The Bank of Japan is set to raise its inflation outlook for fiscal 2025, acknowledging persistent upward pressure from food costs such as rice, while keeping its 0.5% short-term policy rate unchanged in its July 30–31 meeting. This move reflects a cautious stance as global uncertainties, including potential U.S. tariffs, temper the central bank’s willingness to tighten prematurely .
This measured decision underscores a delicate trade-off. Headline inflation, buoyed by rising grocery prices, remains above the BoJ’s 2% target, registering 3.7% in May, but core inflation lags, granting the bank room to stand pat. Inside the Monetary Policy Board, tensions have escalated between hawkish members advocating for action and more cautious voices urging restraint in light of volatile trade dynamics .

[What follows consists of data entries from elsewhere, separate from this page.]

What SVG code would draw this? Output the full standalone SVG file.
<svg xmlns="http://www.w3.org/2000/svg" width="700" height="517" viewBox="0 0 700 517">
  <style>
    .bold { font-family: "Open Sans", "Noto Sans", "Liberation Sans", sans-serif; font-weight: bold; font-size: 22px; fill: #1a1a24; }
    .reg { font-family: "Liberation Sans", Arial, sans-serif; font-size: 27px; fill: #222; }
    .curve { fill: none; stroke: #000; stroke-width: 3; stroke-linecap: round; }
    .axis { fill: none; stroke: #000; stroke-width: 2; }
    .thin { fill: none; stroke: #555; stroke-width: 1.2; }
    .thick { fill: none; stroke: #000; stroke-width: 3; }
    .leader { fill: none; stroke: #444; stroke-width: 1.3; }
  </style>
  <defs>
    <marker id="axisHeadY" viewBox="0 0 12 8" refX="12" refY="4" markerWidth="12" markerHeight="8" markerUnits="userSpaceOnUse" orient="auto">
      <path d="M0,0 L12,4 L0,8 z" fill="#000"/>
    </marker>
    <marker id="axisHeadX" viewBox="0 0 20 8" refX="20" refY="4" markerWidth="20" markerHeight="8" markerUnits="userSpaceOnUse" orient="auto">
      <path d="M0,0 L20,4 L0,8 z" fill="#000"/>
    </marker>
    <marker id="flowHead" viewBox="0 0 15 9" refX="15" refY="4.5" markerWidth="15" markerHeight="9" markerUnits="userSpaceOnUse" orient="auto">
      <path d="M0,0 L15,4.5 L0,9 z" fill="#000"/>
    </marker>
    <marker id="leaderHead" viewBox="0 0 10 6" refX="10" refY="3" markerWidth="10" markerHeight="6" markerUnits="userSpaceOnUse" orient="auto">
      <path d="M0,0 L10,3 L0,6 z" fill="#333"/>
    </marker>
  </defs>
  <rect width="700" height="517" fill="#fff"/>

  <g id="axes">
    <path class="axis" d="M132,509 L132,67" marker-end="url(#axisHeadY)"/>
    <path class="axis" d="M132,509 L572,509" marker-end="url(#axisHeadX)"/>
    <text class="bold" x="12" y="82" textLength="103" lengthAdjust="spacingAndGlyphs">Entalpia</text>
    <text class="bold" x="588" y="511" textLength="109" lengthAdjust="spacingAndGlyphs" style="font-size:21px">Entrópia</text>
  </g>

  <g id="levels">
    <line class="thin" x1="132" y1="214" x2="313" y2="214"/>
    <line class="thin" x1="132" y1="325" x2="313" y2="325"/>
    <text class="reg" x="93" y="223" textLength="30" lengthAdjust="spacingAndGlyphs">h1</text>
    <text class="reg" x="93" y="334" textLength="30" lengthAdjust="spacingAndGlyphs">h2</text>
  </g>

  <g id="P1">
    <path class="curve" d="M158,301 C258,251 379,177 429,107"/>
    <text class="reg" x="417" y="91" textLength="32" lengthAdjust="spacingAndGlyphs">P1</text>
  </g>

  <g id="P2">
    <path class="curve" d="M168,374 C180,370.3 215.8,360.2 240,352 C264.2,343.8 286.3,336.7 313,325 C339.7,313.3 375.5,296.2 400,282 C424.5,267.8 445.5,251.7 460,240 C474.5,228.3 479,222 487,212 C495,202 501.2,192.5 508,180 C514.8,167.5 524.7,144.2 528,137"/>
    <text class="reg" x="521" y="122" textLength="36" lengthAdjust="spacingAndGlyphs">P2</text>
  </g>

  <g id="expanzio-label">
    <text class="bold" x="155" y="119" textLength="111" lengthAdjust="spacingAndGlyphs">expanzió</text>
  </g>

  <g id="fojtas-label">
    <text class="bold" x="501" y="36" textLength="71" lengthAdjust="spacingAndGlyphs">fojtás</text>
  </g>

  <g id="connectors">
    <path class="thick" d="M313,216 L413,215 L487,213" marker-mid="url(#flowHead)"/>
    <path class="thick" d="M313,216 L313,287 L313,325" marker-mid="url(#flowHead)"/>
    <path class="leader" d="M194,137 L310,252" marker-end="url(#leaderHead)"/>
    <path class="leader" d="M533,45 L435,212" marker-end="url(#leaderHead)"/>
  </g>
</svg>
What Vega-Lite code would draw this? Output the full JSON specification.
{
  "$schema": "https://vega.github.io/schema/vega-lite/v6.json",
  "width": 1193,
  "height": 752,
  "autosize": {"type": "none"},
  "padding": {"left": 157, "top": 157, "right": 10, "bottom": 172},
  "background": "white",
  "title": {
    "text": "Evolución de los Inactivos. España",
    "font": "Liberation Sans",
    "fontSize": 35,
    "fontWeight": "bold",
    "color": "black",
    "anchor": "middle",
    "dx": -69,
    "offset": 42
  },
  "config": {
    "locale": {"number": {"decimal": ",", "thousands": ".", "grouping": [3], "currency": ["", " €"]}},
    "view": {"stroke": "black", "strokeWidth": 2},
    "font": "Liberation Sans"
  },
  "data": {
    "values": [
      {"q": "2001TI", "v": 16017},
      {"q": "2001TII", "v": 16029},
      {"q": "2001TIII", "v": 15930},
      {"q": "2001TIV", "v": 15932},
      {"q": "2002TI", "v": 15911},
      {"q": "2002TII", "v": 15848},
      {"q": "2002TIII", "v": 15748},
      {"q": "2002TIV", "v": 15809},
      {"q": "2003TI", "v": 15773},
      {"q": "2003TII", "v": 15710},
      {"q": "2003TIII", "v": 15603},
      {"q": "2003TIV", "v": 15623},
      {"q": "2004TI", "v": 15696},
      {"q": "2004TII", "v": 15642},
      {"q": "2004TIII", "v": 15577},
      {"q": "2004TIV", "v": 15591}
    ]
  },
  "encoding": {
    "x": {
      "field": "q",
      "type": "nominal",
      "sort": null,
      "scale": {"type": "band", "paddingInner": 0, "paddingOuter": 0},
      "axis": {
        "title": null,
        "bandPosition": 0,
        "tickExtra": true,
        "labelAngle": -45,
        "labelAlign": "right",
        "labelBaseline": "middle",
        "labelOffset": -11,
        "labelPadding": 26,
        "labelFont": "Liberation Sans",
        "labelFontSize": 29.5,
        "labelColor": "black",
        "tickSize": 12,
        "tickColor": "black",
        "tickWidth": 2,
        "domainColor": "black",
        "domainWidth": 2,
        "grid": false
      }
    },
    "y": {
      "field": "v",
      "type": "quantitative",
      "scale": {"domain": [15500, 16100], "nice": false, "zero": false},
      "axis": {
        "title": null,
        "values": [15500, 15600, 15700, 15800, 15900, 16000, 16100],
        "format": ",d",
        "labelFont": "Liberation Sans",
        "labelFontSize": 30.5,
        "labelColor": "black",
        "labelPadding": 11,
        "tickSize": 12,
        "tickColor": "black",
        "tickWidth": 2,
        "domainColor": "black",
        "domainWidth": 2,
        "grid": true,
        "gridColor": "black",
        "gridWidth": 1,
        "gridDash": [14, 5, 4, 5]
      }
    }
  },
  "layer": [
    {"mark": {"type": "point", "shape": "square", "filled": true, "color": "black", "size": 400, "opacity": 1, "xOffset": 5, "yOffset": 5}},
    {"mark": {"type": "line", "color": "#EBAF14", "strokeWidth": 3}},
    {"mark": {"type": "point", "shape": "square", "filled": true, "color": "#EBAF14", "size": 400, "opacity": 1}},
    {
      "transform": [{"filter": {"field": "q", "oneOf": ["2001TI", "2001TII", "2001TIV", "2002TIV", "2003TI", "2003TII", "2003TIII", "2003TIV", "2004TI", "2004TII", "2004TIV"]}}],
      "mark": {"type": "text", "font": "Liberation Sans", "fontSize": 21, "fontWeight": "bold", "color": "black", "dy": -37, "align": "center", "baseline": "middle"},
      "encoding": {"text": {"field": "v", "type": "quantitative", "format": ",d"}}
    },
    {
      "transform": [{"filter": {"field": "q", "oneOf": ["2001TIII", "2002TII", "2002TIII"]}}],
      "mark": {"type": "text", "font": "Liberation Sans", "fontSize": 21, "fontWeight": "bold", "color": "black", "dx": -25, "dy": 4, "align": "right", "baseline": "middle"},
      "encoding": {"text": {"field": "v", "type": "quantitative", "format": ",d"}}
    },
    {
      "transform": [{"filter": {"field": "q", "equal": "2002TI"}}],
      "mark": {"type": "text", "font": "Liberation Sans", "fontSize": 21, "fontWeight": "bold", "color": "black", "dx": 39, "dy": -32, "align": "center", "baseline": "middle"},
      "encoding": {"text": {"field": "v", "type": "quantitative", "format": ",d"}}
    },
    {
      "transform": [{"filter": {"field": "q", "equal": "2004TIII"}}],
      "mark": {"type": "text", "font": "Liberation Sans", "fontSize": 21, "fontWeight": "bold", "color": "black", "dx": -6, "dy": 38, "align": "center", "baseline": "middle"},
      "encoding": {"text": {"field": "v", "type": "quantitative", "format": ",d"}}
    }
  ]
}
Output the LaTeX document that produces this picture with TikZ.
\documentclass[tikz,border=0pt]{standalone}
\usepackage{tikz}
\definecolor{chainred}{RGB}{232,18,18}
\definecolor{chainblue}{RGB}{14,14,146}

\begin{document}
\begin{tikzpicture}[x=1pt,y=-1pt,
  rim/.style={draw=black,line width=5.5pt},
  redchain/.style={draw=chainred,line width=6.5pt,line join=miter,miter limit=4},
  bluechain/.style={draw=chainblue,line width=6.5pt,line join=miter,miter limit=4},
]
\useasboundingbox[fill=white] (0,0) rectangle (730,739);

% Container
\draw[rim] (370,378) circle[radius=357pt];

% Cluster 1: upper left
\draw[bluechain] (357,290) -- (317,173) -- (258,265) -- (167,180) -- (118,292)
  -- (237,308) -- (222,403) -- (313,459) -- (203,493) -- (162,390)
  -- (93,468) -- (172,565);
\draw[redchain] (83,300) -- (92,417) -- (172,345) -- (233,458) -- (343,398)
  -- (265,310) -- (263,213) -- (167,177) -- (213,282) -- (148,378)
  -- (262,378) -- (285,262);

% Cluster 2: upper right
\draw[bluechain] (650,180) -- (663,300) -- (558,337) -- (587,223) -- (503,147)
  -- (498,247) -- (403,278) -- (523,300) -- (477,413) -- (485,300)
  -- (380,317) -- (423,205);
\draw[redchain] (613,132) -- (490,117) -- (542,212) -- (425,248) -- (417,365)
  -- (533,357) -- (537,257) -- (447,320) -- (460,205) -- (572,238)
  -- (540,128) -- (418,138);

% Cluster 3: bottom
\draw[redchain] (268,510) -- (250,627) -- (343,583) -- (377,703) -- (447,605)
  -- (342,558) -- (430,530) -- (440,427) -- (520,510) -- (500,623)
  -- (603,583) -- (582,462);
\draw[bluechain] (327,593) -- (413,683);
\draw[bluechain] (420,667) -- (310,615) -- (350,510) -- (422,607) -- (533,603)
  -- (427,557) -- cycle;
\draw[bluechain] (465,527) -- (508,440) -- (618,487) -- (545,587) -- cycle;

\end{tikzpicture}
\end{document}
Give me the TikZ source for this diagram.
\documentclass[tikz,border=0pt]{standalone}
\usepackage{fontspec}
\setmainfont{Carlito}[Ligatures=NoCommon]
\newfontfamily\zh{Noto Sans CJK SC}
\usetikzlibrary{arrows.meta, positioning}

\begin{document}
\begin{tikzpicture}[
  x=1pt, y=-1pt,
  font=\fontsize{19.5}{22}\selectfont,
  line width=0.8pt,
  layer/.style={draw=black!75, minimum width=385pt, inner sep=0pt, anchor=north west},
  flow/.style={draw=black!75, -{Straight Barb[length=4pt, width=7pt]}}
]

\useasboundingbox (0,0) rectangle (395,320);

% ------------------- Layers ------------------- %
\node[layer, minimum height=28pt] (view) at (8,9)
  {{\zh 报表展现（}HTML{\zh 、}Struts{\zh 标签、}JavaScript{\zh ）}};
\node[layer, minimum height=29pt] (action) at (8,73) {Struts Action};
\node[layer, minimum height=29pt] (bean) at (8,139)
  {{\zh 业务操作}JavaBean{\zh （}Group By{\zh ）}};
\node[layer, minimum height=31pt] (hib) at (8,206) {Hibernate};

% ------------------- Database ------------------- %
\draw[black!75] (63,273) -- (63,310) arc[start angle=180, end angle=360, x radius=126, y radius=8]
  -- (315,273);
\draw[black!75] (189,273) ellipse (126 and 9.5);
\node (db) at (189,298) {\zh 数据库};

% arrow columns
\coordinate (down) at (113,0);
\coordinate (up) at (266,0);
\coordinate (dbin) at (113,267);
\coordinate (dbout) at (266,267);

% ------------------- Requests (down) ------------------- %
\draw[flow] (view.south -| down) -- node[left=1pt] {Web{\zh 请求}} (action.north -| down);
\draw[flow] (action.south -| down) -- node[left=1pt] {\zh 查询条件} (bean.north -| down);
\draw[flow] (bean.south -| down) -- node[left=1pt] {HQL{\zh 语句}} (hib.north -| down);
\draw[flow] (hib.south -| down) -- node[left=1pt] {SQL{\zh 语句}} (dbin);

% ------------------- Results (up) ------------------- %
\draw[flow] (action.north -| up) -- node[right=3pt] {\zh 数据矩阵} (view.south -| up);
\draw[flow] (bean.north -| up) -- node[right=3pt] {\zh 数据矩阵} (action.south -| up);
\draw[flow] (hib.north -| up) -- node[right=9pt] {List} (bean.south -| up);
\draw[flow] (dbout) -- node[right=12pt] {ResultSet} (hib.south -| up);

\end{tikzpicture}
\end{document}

For financial institutions, the implications are significant. With inflation staying elevated and rates on hold, lenders may face compressed margins. Banks and investment managers should intensify scenario planning, considering a prolonged inflation environment and deferred rate hikes. Currency fluctuations tied to export demand and potential U.S. tariff developments will further complicate portfolio risk strategies and capital allocation .
Corporates and households may feel the effects too: higher living costs without commensurate increases in lending rates could hamper consumer spending and credit growth. This scenario calls for proactive risk assessment in loan portfolios, with stress tests factoring in inflation-driven defaults or slowed demand.
Japan’s export-driven economy adds another layer of complexity. Ongoing trade frictions and policy shifts abroad may weigh on growth, making the BoJ’s maintenance of its current stance an intentional pause, buying time to gauge external conditions.
In essence, the upcoming meeting will pivot not on rate changes but on communication tone. The BoJ’s action signals to markets: inflation remains on the radar, but caution prevails. Financial institutions should view this as a call to strengthen resilience, through robust stress testing, disciplined margin management, and readiness for inflation-linked volatility ahead.